Tom DiCillo a déclaré : « Notre monde est de plus en plus fasciné par la célébrité et le show business, et je suis moi-même de plus en plus fasciné par cette fascination. » Soit. On comprend donc le choix de ce sujet, et la volonté satyrique du réalisateur. Certains passages confirment ce propos, comme celui où les assistants de K’Harma lui lisent la lettre de ses parents qui annoncent leur intention de réclamer 7 millions de $ pour ses frais d’éducation, ou le clip de la même K’Harma, où elle débite ses paroles sirupeuses en sous-vêtements de cuir sur un ring de boxe en dansant une choré digne de Kamel.
Mais à vouloir parodier les contes de fées des tabloïds, DiCillo finit par tomber dans le travers qu’il entend stigmatiser, et la dénonciation se limite trop souvent à un humour pesant, style Elvis Costello himself annonçant qu’il prépare une comédie musicale sur la vie de Britney Spears, ou les parents de Les se scandalisant que leur fils ait osé photographier une vedette de série télé en pleine érection.
DiCillo aligne consciencieusement tous les poncifs du genre La princesse et le Ramoneur, et on attend sagement le grain de sable qui dynamitera le gâteau rose bonbon. Quand Les se sent trahi par Toby devenu star d’une série pour ados, et qu’il bricole un vieux Leica en flingue d’agent secret bulgare, on espère que Tom DiCillo et lui iront jusqu’au bout et que le récit se rapprochera enfin d’une version Fan de de "La Valse des Pantins". Las, tout rentre dans l’ordre, et on se retrouve avec une morale diablement ambiguë, où une nouvelle fois le rêve américain a fonctionné, et où Les semble finalement se contenter de l’aumône d’un salut de sa nouvelle star d’ex-pote.
Certes, on retrouve par moment ce qui faisait le charme de "Ça tourne à Manhattan" : la tendresse pour la mauvaise foi des mégalomanes, la fascination pour le système D et la carabistouille élevés au rang de stratégie, l’insertion du récit dans la vie new-yorkaise. La manière de filmer est la même, avec la caméra portée à l’épaule, la mise au point qui se cherche, et une image aux contrastes saturés. Certains détails font sourire, comme ces têtes de rongeurs présentés sous forme de trophées de chasse, ou la manie de Les d’énoncer une règle n° 1, jamais la même.

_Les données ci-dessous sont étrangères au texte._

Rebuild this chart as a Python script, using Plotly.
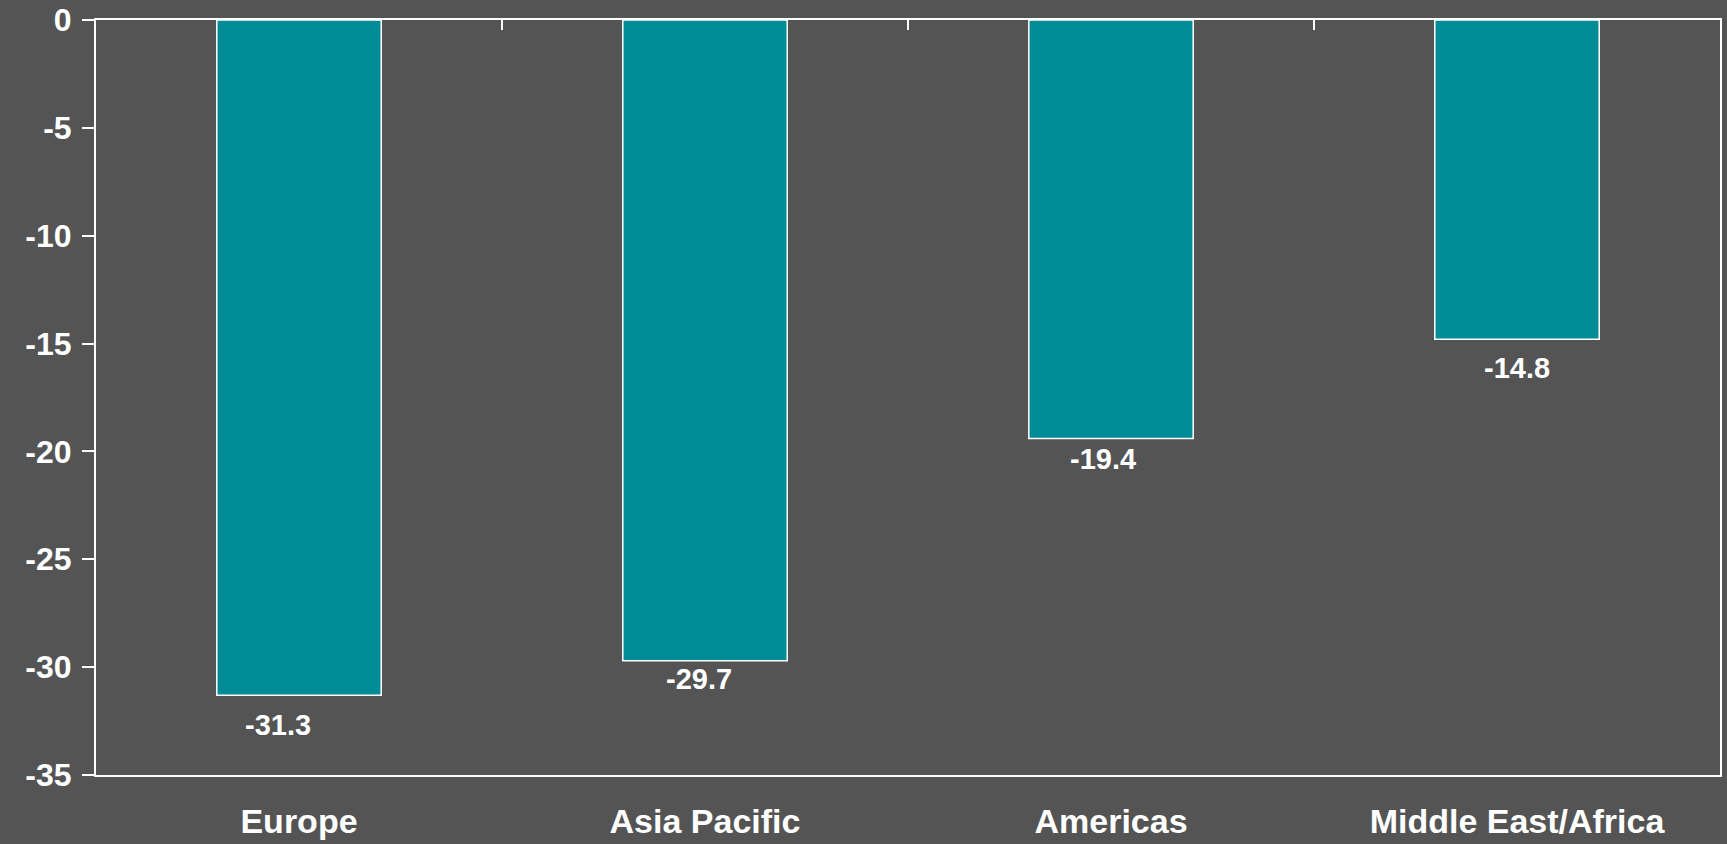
import plotly.graph_objects as go

# Data
regions = ["Europe", "Asia Pacific", "Americas", "Middle East/Africa"]
change = [-31.3, -29.7, -19.4, -14.8]
y_ticks = [0, -5, -10, -15, -20, -25, -30, -35]

# Styling
BG = "#545454"
BAR = "#008C96"
WHITE = "#FFFFFF"
FONT = "Liberation Sans, Arial, sans-serif"

# label offsets (pixels) relative to bar end, as in the original layout
label_dx = [-21, -6, -8, 0]
label_dy = [-30, -18, -21, -29]

fig = go.Figure()
fig.add_trace(go.Bar(
    x=regions, y=change,
    marker=dict(color=BAR, line=dict(color=WHITE, width=1.5)),
    width=0.405,
    hoverinfo="x+y",
))

# invisible companion trace that activates the top axis (boundary ticks)
fig.add_trace(go.Bar(
    x=regions, y=change, xaxis="x2", yaxis="y",
    marker=dict(color="rgba(0,0,0,0)", line=dict(width=0)),
    width=0.405, hoverinfo="skip", showlegend=False,
))

for r, v, dx, dy in zip(regions, change, label_dx, label_dy):
    fig.add_annotation(
        x=r, y=v, text=f"{v:.1f}", showarrow=False,
        xanchor="center", yanchor="middle", xshift=dx, yshift=dy,
        font=dict(family=FONT, size=29, color=WHITE, weight="bold"),
    )

fig.update_layout(
    width=1727, height=844,
    paper_bgcolor=BG, plot_bgcolor=BG,
    margin=dict(l=96, r=7, t=20, b=69, autoexpand=False),
    showlegend=False, barmode="overlay",
    font=dict(family=FONT, color=WHITE),
    xaxis=dict(
        type="category", categoryarray=regions, automargin=False,
        showline=True, linecolor=WHITE, linewidth=2, mirror=True,
        ticks="", showgrid=False, zeroline=False,
        tickfont=dict(family=FONT, size=34, color=WHITE, weight="bold"),
        ticklabelstandoff=15,
    ),
    xaxis2=dict(
        overlaying="x", side="top", matches="x", automargin=False,
        type="category", categoryarray=regions,
        ticks="inside", tickson="boundaries", ticklen=10, tickwidth=2,
        tickcolor=WHITE, showticklabels=False, showgrid=False,
        showline=False, zeroline=False,
    ),
    yaxis=dict(
        range=[-35, 0], tickvals=y_ticks, ticktext=[str(t) for t in y_ticks],
        automargin=False,
        showline=True, linecolor=WHITE, linewidth=2, mirror=True,
        ticks="outside", ticklen=12, tickwidth=2, tickcolor=WHITE,
        showgrid=False, zeroline=False,
        tickfont=dict(family=FONT, size=32, color=WHITE, weight="bold"),
        ticklabelstandoff=4,
    ),
)

fig.write_html(
    "out.html",
    config={"displayModeBar": False},
    post_script="document.body.style.margin='0px';document.body.style.background='#545454';document.body.style.overflow='hidden';",
)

Mais ces qualités ne font pas oublier la déception qui se transforme parfois en gêne devant le jeu sans nuance de Steve Buscemi, dont les mimiques outrées finissent en troubles obsessionnels compulsifs. Trop sage, trop conventionnel, trop prévisible, "Delirious" ne confirme pas les promesses de "Ça tourne à Manhattan", et ne ressort finalement pas du lot des teen movies qu’il prétendait pourtant caricaturer.